「デンマークにとどまるのが最善」と考える人は6割前後で推移

 デンマーク本土ではグリーンランドの独立を「権利」として尊重しつつも戦略的な喪失を懸念する矛盾した心理状態に陥っている。25年に行われた複数の調査でも85〜90%という圧倒的多数が米国の買収に反対、「領土を売買する」という考えへの嫌悪感が定着している。

今年3月には、米国のバンス副大統領も夫人を伴ってグリーンランドを訪れている(写真:Handout/White House/Planet Pix via ZUMA Press Wire/共同通信イメージズ)

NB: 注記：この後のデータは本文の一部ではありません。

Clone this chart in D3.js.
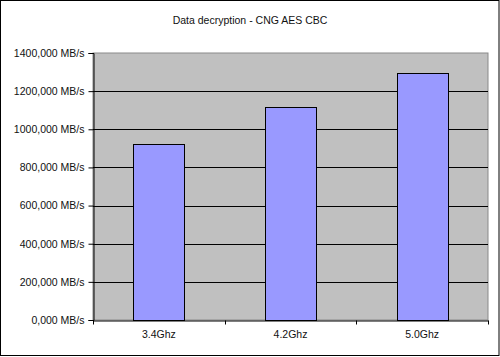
<!DOCTYPE html>
<html><head><meta charset="utf-8">
<script src="https://cdn.jsdelivr.net/npm/d3@7"></script>
<style>html,body{margin:0;padding:0;background:#fff;}svg{display:block;}</style>
</head><body>
<script>
const categories = ["3.4Ghz", "4.2Ghz", "5.0Ghz"];
const values = [923, 1115, 1297];
const yTicks = [0, 200, 400, 600, 800, 1000, 1200, 1400];
const title = "Data decryption - CNG AES CBC";

const W = 500, H = 357;
const m = {left: 93, top: 53, right: 12, bottom: 37};
const iw = W - m.left - m.right, ih = H - m.top - m.bottom;
const font = "Liberation Sans, Arial, sans-serif";

const svg = d3.select("body").append("svg").attr("width", W).attr("height", H);
svg.append("rect").attr("x", 0.5).attr("y", 0.5).attr("width", W - 1.5).attr("height", H - 2)
  .attr("fill", "#fff").attr("stroke", "#000");

svg.append("text").attr("x", 250).attr("y", 24).attr("text-anchor", "middle")
  .attr("font-family", font).attr("font-size", 10.5).attr("fill", "#111").text(title);

const x = d3.scaleBand().domain(categories).range([0, iw]).paddingInner(0.613).paddingOuter(0.3065);
const y = d3.scaleLinear().domain([0, 1400]).range([ih, 0]);

const g = svg.append("g").attr("transform", `translate(${m.left},${m.top})`);
g.append("rect").attr("x", 0).attr("y", 0).attr("width", iw).attr("height", ih)
  .attr("fill", "#c0c0c0").attr("stroke", "#8a8a8a");

g.selectAll("line.grid").data(yTicks.filter(d => d > 0 && d < 1400)).join("line")
  .attr("x1", 0).attr("x2", iw).attr("y1", d => Math.round(y(d)) + 0.5).attr("y2", d => Math.round(y(d)) + 0.5)
  .attr("stroke", "#000");

g.selectAll("rect.bar").data(values).join("rect")
  .attr("x", (d, i) => Math.round(x(categories[i])) + 0.5)
  .attr("y", d => Math.round(y(d)) + 0.5)
  .attr("width", Math.round(x.bandwidth()))
  .attr("height", d => Math.round(ih - y(d)))
  .attr("fill", "#9999ff").attr("stroke", "#000");

const yAxis = d3.axisLeft(y).tickValues(yTicks).tickSize(5).tickPadding(4)
  .tickFormat(d => d.toFixed(3).replace(".", ",") + " MB/s");
const ya = g.append("g").attr("transform", "translate(0.5,0)").call(yAxis);
ya.select(".domain").attr("stroke", "#000");
ya.selectAll("text").attr("font-family", font).attr("font-size", 10.5).attr("fill", "#111");

const xa = g.append("g").attr("transform", `translate(0,${ih + 0.5})`)
  .call(d3.axisBottom(x).tickSize(0).tickPadding(10));
xa.select(".domain").attr("stroke", "#000");
xa.selectAll("text").attr("font-family", font).attr("font-size", 10.5).attr("fill", "#111");
xa.selectAll("line.sep").data(d3.range(categories.length + 1)).join("line")
  .attr("x1", i => Math.round(i * x.step()) + 0.5).attr("x2", i => Math.round(i * x.step()) + 0.5)
  .attr("y1", 0).attr("y2", 4).attr("stroke", "#000");
</script>
</body></html>
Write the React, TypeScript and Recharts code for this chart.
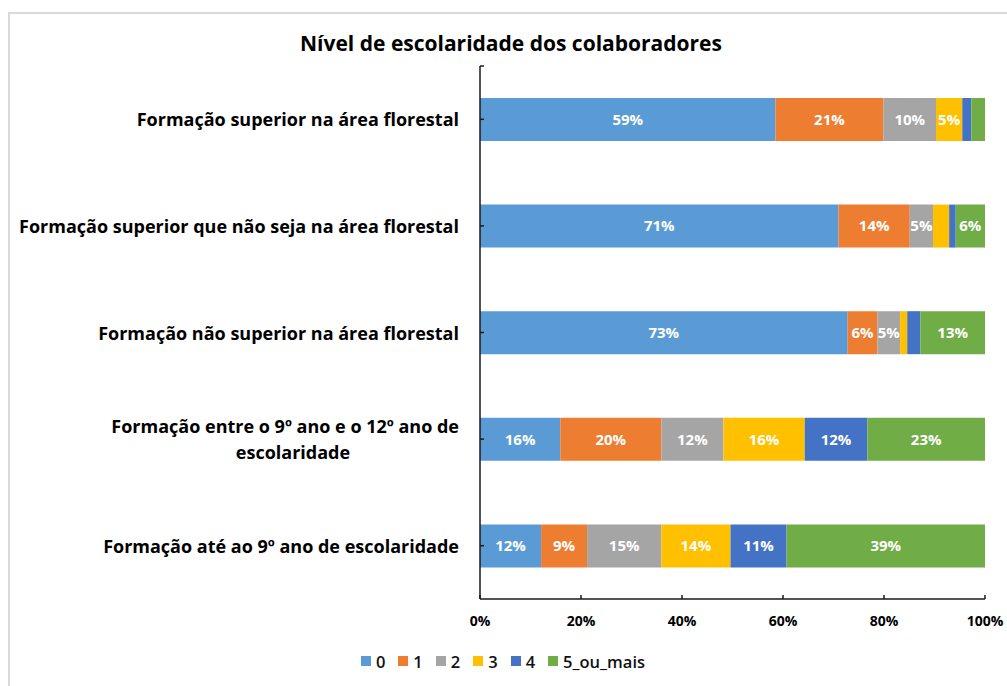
import { BarChart, Bar, XAxis, YAxis, Legend, LabelList } from 'recharts'

const categories = [
  'Formação superior na área florestal',
  'Formação superior que não seja na área florestal',
  'Formação não superior na área florestal',
  'Formação entre o 9º ano e o 12º ano de\nescolaridade',
  'Formação até ao 9º ano de escolaridade',
]

const seriesNames = ['0', '1', '2', '3', '4', '5_ou_mais']
const seriesColors = ['#5B9BD5', '#ED7D31', '#A5A5A5', '#FFC000', '#4472C4', '#70AD47']

const s0 = [58.5, 71.0, 72.8, 15.9, 12.1]
const s1 = [21.4, 14.1, 5.9, 20.0, 9.1]
const s2 = [10.4, 4.6, 4.5, 12.3, 14.7]
const s3 = [5.2, 3.2, 1.4, 16.1, 13.7]
const s4 = [1.8, 1.3, 2.6, 12.4, 11.1]
const s5 = [2.7, 5.8, 12.8, 23.3, 39.3]

const xTicks = [0, 20, 40, 60, 80, 100]

const allSeries = [s0, s1, s2, s3, s4, s5]

const data = categories.map((name, i) => {
  const row: Record<string, string | number> = { name }
  seriesNames.forEach((s, j) => {
    row[s] = allSeries[j][i]
  })
  return row
})

const FONT = '"Open Sans", "Noto Sans", sans-serif'
const AXIS_COLOR = '#1a1a1a'
const CAT_SIZE = 18

function YTick(props: any) {
  const { x, y, payload, index } = props
  const lines = String(payload.value).split('\n')
  const band = 106.6
  return (
    <g>
      <line x1={x} y1={y} x2={x + 4} y2={y} stroke={AXIS_COLOR} strokeWidth={1.5} />
      {index === 0 && (
        <line x1={x} y1={y - band / 2} x2={x + 4} y2={y - band / 2} stroke={AXIS_COLOR} strokeWidth={1.5} />
      )}
      {lines.length === 1 ? (
        <text
          x={x - 21}
          y={y}
          textAnchor="end"
          dominantBaseline="central"
          fontFamily={FONT}
          fontWeight={700}
          fontSize={CAT_SIZE}
          fill="#000"
        >
          {lines[0]}
        </text>
      ) : (
        <g>
          <text x={x - 21} y={y - 13} textAnchor="end" dominantBaseline="central" fontFamily={FONT} fontWeight={700} fontSize={CAT_SIZE} fill="#000">
            {lines[0]}
          </text>
          <text x={x - 187} y={y + 13} textAnchor="middle" dominantBaseline="central" fontFamily={FONT} fontWeight={700} fontSize={CAT_SIZE} fill="#000">
            {lines[1]}
          </text>
        </g>
      )}
    </g>
  )
}

function XTick(props: any) {
  const { x, y, payload } = props
  return (
    <g>
      <line x1={x} y1={y} x2={x} y2={y - 4} stroke={AXIS_COLOR} strokeWidth={1.5} />
      <text
        x={x}
        y={y + 21}
        textAnchor="middle"
        dominantBaseline="central"
        fontFamily={FONT}
        fontWeight={700}
        fontSize={14}
        fill="#000"
      >
        {payload.value}%
      </text>
    </g>
  )
}

function LegendContent() {
  return (
    <div
      style={{
        display: 'flex',
        justifyContent: 'center',
        alignItems: 'center',
        height: 30,
        paddingLeft: 24,
        fontFamily: FONT,
        fontWeight: 600,
        fontSize: 16.5,
        color: '#111',
      }}
    >
      {seriesNames.map((s, i) => (
        <div key={s} style={{ display: 'flex', alignItems: 'center', marginRight: 13 }}>
          <span style={{ width: 10, height: 10, background: seriesColors[i], display: 'inline-block', marginRight: 5 }} />
          <span>{s}</span>
        </div>
      ))}
    </div>
  )
}

export default function App() {
  return (
    <div style={{ position: 'fixed', top: 12, left: 8, width: 999, height: 674, overflow: 'hidden' }}>
      <div
        style={{
          position: 'relative',
          width: 1010,
          height: 690,
          border: '2px solid #d9d9d9',
          background: '#fff',
        }}
      >
        <div
          style={{
            position: 'absolute',
            top: 17,
            left: 0,
            width: 1002,
            textAlign: 'center',
            lineHeight: '24px',
            fontFamily: FONT,
            fontWeight: 700,
            fontSize: 21,
            color: '#000',
          }}
        >
          Nível de escolaridade dos colaboradores
        </div>
        <BarChart
          width={1000}
          height={672}
          data={data}
          layout="vertical"
          barCategoryGap="30%"
          margin={{ top: 52, right: 25, left: 0, bottom: 10 }}
          style={{ overflow: 'visible' }}
        >
          <XAxis
            type="number"
            domain={[0, 100]}
            ticks={xTicks}
            tickSize={0}
            tickMargin={0}
            tick={<XTick />}
            height={47}
            axisLine={{ stroke: AXIS_COLOR, strokeWidth: 1.5 }}
            tickLine={false}
            interval={0}
          />
          <YAxis
            type="category"
            dataKey="name"
            width={470}
            tickSize={0}
            tickMargin={0}
            tick={<YTick />}
            axisLine={{ stroke: AXIS_COLOR, strokeWidth: 1.5 }}
            tickLine={false}
            interval={0}
          />
          <Legend verticalAlign="bottom" height={30} content={<LegendContent />} />
          {seriesNames.map((s, i) => (
            <Bar key={s} dataKey={s} stackId="a" fill={seriesColors[i]} isAnimationActive={false}>
              <LabelList
                dataKey={s}
                position="center"
                fill="#fff"
                fontFamily={FONT}
                fontWeight={700}
                fontSize={15}
                formatter={(v: any) => (Number(v) >= 4 ? `${Math.round(Number(v))}%` : '')}
              />
            </Bar>
          ))}
        </BarChart>
      </div>
    </div>
  )
}
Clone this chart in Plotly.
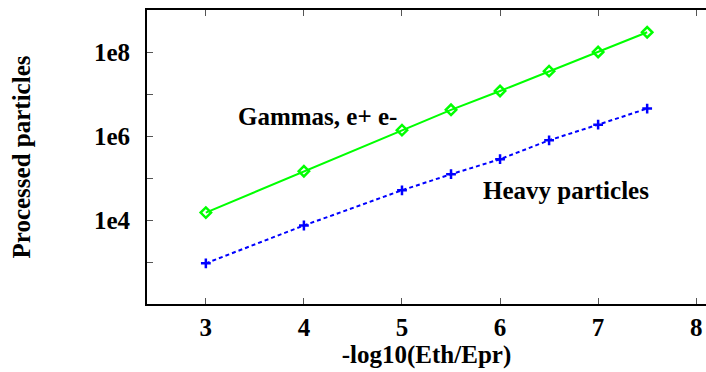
import plotly.graph_objects as go

x_vals = [3, 4, 5, 5.5, 6, 6.5, 7, 7.5]
gammas = [1.5e4, 1.45e5, 1.38e6, 4.2e6, 1.18e7, 3.5e7, 1.0e8, 2.95e8]
heavy = [930, 7400, 5.1e4, 1.23e5, 2.8e5, 7.9e5, 1.86e6, 4.5e6]

y_tickvals = [1e3, 1e4, 1e5, 1e6, 1e7, 1e8]
y_ticktext = ["", "1e4", "", "1e6", "", "1e8"]
x_tickvals = [3, 4, 5, 6, 7, 8]

FONT = dict(family="Liberation Serif", size=25, color="black", weight="bold")

fig = go.Figure()
fig.add_trace(go.Scatter(
    x=x_vals, y=gammas, mode="lines+markers",
    line=dict(color="#00ff00", width=2),
    marker=dict(symbol="diamond-open", size=8, color="#00ff00", line=dict(width=2.5, color="#00ff00")),
    showlegend=False))
fig.add_trace(go.Scatter(
    x=x_vals, y=heavy, mode="lines+markers",
    line=dict(color="#0000ff", width=2, dash="4px,3px"),
    marker=dict(symbol="cross-thin-open", size=7, color="#0000ff", line=dict(width=2.5, color="#0000ff")),
    showlegend=False))

fig.add_annotation(x=3.31, y=6.46, xref="x", yref="y", text="Gammas, e+ e-",
                   showarrow=False, xanchor="left", yanchor="middle", font=FONT)
fig.add_annotation(x=5.81, y=4.70, xref="x", yref="y", text="Heavy particles",
                   showarrow=False, xanchor="left", yanchor="middle", font=FONT)

fig.update_layout(
    width=706, height=372,
    margin=dict(l=147, r=0, t=10, b=68),
    paper_bgcolor="white", plot_bgcolor="white",
    font=FONT,
)
fig.update_xaxes(
    range=[2.4, 8.1], tickvals=x_tickvals, ticks="inside", ticklen=6,
    tickcolor="#555555", tickwidth=1, showline=True, linecolor="black", linewidth=2,
    mirror="ticks", showgrid=False, zeroline=False, tickfont=FONT,
    title=dict(text="-log10(Eth/Epr)", font=FONT, standoff=0),
)
fig.update_yaxes(
    type="log", range=[2, 9], tickvals=y_tickvals, ticktext=y_ticktext,
    ticks="inside", ticklen=6, tickcolor="#555555", tickwidth=1,
    showline=True, linecolor="black", linewidth=2, mirror=False,
    showgrid=False, zeroline=False, tickfont=FONT, ticklabelstandoff=10,
    title=dict(text="Processed particles", font=FONT, standoff=56),
)

fig.write_html("out.html")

「グリーンランドが独立を望むなら承認すべきだ」と考える層は24年の58.8%から約62%に微増した。過去の「強制避妊問題」の発覚によりデンマーク国民の間に「負い目」や植民地主義の遺産を清算すべきだとの道徳的判断が広がっている。

 独立後のグリーンランドが米国など大国の完全な勢力下に入ることを懸念し「デンマークにとどまるのが最善」と考える人は依然として6割前後で推移している。一方、グリーンランド側では独立への意欲は高いものの現実的な「タイミング」について意見が割れる。

 グリーンランド人の約7割以上が将来的な独立を支持しているものの「今すぐ独立すべきか」という問いへの賛成は4割以下にとどまる。これは「経済的自立」「デンマークから年約39億デンマーク・クローネ(約960億円)の補助金の代替」に確証がまだ持てていないためだ。

 トランプ氏の再選後、米国を「対等な経済パートナー」として歓迎する声は若い世代で50%を超え、デンマーク一辺倒ではない外交を求める傾向が鮮明になっている。レアアース採掘の収益見込みが現実味を帯び、自立への自信につながっている。